Nos intervalos dos debates faz 'lives' para as suas redes, muitas vezes apontando o telemóvel para os restantes candidatos, dirigindo-se a eles de forma jocosa.

"Ele entendeu que não precisa responder aos adversários, não tem de seguir normas. Ele só precisa gerar 'cortes' e falar com o público", disse Marcelo Vitorino.

"Pode-se transformar numa tragédia do ponto de vista administrativo, mas do ponto de vista da comunicação é muito inteligente", resumiu, descrevendo ainda os seus discursos feitos através de "uma lógica evangélica, em que a ligação com deus te faz próspero", num "alinhamento com o divino".

De acordo com as mais recentes sondagens, Pablo Marçal encontra-se virtualmente empatado com o deputado federal Guilherme Boulos, e com o prefeito de São Paulo, Ricardo Nunes, que tem o apoio do ex-chefe de Estado e, até agora, líder incontestável da direita, Jair Bolsonaro.

Também à Lusa, o cientista político e professor da Universidade Presbiteriana Mackenzie Rodrigo Prando analisou as características do candidato do pequeno Partido Renovador Trabalhista Brasileiro (PRTB) dizendo ser uma pessoa com conhecimento técnico do funcionamento das redes sociais e, ao mesmo tempo, com carisma, que traz consigo a cultura ao antissistema e do enriquecimento e que vem "desse universo do 'coach', da teologia da prosperidade".

"A política é uma porcaria, tudo é uma porcaria, como é que você vai mudar? Você não vai mudar a realidade, você vai mudar você. Você vai enriquecer e não vai depender mais disso", resumiu assim Rodrigo Prando, ao falar da postura de Pablo Marçal.

"Isto tem um poder de atração enorme", já que, "com todas as críticas, Pablo Marçal saiu da pobreza e tornou-se um milionário", detalhou, referindo-se ao candidato que declarou um património de 169 milhões de reais (27 milhões euros) ao Tribunal Superior Eleitoral.

O ex-'coach' e empresário que vende cursos e mentoria de empreendedorismo, marketing digital e inteligência emocional agregou o culto à prosperidade e empreendedorismo ao Deus, Pátria, Família e Liberdade, slogan de Bolsonaro.

"Por incrível que pareça, Pablo Marçal tem entendido sociologicamente muito mais a periferia e os pobres do que a esquerda", considerou.

Para além disso, difere de Bolsonaro na criação política: "Bolsonaro foi um político que encaixou muito bem o discurso no Brasil de alguém que atacava o sistema político, embora fosse um político há 28 anos no Congresso" e, embora sendo um bom ator, "quem fazia o roteiro e a direção daquela atuação nas redes sociais era o filho Carlos Bolsonaro", explicou.

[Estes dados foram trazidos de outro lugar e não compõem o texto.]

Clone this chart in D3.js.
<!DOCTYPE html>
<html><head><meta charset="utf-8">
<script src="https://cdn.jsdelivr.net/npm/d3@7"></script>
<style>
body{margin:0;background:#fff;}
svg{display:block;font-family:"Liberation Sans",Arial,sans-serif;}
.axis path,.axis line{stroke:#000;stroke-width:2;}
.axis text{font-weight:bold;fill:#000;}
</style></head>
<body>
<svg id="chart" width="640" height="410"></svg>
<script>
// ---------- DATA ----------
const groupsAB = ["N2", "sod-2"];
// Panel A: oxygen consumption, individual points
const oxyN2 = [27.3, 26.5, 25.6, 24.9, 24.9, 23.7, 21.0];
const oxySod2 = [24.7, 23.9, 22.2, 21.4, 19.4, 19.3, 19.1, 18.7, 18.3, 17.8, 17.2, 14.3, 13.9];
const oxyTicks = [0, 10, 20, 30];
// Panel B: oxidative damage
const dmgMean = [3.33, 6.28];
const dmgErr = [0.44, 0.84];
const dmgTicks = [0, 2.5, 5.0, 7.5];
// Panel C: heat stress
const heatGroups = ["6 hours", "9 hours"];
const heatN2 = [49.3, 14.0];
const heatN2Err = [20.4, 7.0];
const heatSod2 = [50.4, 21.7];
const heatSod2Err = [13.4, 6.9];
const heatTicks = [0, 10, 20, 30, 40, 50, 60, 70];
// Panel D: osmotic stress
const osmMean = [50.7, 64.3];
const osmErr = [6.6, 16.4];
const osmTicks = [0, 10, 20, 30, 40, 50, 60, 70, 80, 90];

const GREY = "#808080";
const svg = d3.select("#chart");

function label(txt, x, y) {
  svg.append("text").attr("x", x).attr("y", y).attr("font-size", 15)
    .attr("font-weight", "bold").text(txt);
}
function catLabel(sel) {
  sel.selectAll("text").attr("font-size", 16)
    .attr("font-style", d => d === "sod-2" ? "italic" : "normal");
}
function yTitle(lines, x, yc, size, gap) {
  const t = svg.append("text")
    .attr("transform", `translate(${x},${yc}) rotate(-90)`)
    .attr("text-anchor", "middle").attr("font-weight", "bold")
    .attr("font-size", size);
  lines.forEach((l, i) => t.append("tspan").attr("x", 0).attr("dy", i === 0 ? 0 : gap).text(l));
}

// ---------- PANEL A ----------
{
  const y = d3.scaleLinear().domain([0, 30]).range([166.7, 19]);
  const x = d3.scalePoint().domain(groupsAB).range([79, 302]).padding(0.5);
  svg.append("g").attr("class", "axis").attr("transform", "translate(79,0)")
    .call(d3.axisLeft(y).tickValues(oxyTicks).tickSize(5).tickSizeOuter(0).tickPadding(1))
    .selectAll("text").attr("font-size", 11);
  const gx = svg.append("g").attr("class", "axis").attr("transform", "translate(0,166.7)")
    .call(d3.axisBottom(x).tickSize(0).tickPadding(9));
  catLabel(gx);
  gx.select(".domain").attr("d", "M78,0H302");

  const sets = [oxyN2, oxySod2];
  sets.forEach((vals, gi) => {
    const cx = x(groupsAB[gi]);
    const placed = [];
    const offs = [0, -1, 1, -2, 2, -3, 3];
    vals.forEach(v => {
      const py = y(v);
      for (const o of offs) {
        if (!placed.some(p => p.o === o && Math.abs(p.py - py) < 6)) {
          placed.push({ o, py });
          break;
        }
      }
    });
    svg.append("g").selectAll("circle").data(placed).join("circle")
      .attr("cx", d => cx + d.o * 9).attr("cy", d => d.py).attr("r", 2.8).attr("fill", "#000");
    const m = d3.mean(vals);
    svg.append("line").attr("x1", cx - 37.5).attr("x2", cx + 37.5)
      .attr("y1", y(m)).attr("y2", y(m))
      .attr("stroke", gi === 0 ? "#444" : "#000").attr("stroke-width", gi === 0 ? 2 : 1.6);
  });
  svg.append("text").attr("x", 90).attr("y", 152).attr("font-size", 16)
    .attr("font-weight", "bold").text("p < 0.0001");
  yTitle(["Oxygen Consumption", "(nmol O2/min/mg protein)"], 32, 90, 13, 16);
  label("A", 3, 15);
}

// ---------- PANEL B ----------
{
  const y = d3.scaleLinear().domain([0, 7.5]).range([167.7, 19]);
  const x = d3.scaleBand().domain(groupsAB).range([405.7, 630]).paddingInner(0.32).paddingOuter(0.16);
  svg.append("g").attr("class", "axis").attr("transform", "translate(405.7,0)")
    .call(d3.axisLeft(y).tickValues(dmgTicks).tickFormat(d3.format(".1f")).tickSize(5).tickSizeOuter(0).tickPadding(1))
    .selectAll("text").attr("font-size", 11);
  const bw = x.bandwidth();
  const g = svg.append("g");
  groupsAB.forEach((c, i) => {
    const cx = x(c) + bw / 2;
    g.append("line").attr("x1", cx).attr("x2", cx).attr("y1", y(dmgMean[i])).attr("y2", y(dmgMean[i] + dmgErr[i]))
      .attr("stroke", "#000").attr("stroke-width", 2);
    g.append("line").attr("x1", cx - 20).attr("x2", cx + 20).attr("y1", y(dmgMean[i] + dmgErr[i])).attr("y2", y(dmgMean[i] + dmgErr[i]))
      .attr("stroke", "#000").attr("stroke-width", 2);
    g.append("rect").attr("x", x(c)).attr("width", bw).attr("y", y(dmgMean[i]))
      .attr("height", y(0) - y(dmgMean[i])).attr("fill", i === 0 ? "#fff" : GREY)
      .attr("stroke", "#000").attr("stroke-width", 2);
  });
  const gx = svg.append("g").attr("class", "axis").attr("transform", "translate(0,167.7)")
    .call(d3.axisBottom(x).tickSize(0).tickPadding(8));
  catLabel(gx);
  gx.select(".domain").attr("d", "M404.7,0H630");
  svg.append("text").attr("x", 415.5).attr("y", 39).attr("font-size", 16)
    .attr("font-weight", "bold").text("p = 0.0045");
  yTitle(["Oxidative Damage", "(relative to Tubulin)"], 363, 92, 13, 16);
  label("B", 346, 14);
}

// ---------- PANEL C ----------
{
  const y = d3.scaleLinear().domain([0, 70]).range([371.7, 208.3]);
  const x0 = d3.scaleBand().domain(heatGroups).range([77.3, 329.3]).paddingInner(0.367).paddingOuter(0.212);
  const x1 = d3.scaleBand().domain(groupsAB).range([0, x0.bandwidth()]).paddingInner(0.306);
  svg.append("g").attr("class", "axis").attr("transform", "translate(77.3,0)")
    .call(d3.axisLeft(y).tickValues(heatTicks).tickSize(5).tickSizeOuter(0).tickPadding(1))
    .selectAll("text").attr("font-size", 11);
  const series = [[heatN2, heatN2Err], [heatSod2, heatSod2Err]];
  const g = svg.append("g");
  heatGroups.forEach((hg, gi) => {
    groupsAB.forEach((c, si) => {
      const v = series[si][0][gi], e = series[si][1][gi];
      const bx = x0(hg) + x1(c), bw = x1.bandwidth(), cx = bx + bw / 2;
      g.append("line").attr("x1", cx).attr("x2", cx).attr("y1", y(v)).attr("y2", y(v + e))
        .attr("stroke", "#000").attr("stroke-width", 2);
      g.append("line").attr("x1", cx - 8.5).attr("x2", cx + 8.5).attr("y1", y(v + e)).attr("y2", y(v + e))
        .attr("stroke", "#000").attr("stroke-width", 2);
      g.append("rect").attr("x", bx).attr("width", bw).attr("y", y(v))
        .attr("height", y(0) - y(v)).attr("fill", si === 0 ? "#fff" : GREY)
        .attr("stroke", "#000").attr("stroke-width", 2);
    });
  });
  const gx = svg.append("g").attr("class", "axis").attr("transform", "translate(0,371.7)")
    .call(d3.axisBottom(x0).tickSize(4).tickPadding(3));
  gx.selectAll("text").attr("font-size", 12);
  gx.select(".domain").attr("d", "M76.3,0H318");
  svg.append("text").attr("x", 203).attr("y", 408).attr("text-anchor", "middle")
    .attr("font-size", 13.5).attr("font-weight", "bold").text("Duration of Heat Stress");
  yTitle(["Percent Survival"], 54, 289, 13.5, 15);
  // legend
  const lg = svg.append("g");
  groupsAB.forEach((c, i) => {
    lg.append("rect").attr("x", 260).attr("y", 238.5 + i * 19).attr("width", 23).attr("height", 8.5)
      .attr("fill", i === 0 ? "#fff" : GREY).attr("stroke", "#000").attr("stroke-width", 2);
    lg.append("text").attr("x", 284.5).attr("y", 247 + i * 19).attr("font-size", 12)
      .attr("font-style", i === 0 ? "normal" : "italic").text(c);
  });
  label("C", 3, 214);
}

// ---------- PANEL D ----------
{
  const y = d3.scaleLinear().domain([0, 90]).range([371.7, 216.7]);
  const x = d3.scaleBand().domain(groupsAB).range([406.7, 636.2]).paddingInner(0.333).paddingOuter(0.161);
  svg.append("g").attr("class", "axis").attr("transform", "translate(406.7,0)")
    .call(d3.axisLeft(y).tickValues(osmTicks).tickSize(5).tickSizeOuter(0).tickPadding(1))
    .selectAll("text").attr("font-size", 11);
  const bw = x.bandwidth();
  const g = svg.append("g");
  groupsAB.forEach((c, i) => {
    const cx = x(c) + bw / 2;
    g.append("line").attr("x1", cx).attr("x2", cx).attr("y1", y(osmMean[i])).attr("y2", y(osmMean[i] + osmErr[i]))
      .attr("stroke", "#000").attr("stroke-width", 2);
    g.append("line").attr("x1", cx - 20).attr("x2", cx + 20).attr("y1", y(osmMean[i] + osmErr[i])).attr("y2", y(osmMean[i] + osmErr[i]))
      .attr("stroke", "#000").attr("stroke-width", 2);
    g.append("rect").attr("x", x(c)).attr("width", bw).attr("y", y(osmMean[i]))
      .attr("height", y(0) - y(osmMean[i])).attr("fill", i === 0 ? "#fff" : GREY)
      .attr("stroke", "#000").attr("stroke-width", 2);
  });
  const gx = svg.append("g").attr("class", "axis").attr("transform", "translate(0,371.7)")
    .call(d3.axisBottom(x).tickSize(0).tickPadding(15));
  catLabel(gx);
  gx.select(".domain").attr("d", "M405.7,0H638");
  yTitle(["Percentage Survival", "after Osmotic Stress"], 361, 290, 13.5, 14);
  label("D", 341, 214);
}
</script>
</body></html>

Por outro lado, o agora candidato à maior cidade da América Latina, com uma população ligeiramente superior à de Portugal, é ao mesmo tempo o ator com um discurso antipolítica e antissistema e o "próprio roteirista e o diretor da sua própria campanha e do seu personagem", sendo "intelectualmente mais sofisticado que Bolsonaro".

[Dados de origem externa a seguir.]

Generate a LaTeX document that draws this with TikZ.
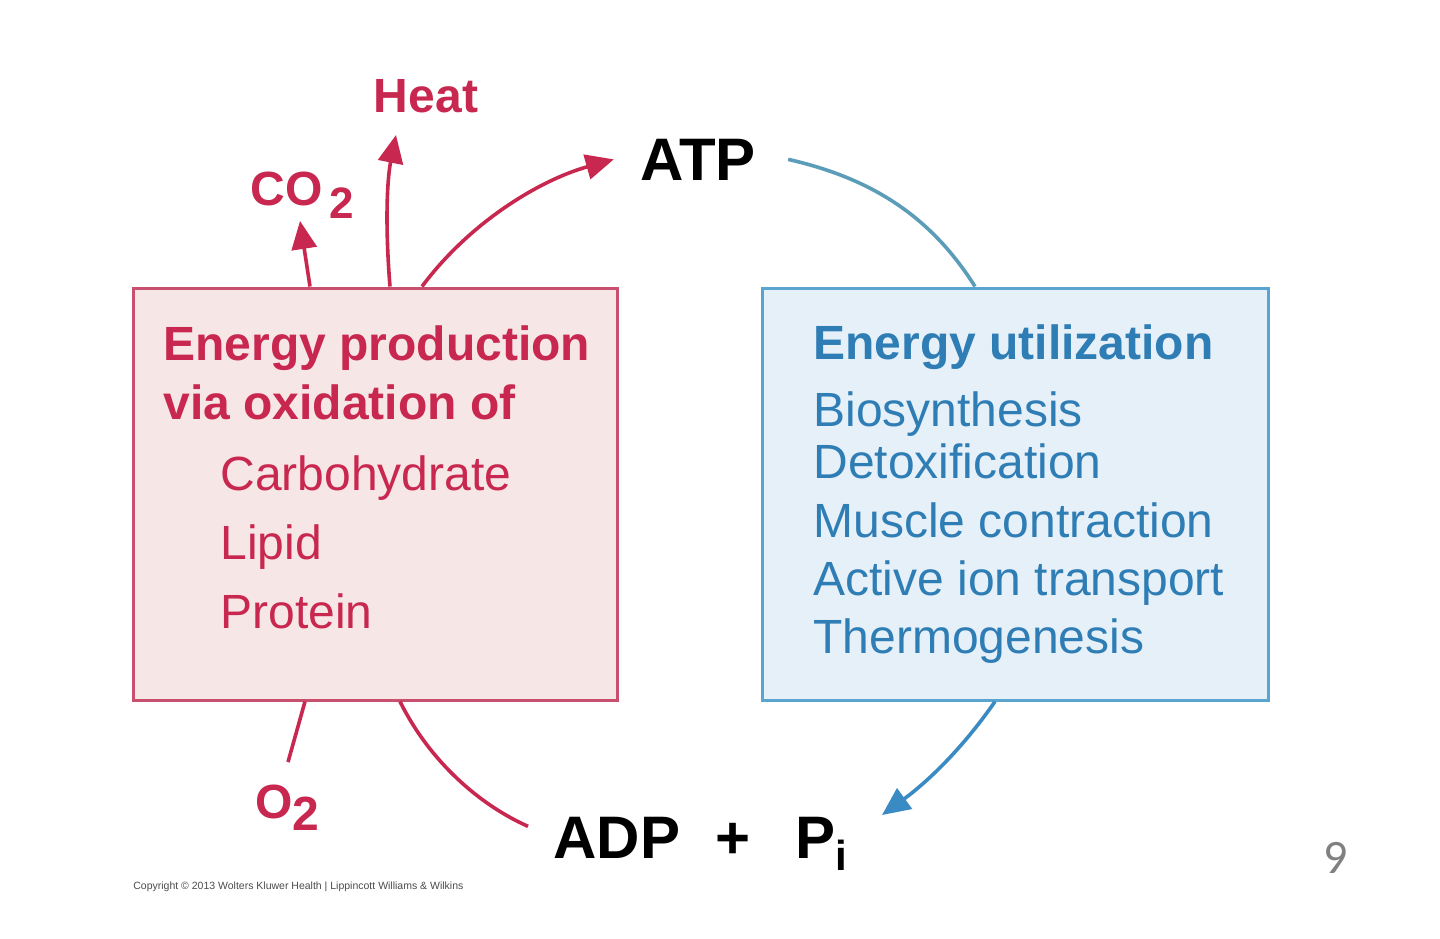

O empresário, segundo o professor, entende que "a lógica das redes dá-se por conta dos algoritmos que promovem não uma discussão racional", mas sim através do sentimento, como "o medo, a angústia, a raiva, o ódio e o humor".

Pablo Marçal tem lidado com pinças o tema Jair Bolsonaro, já que entende que para vencer a cidade de São Paulo, numa possível segunda volta, precisará do apoio dos seguidores do ex-Presidente.

A relação entre os dois tem sido complicada durante a campanha, com o epicentro do atrito a acontecer durante o dia da Independência do Brasil, 07 de setembro, data que foi capturada nos últimos anos pelo bolsonarismo.

O grande evento organizado por Bolsonaro e que reuniu milhares de pessoas aconteceu precisamente em São Paulo. O candidato apoiado pelo ex-Presidente marcou presença no camião, havendo a expectativa da presença de Pablo Marçal.

Só que Marçal chegou depois dos discursos encerrarem e foi-lhe vetado subir ao camião. "Queria subir no carro de som e acenar para o público (fazer palanque às custas do trabalho e risco dos outros), e não foi permitido por questões óbvias", escreveu Bolsonaro numa mensagem aos seus aliados, segundo o jornal Metrópoles.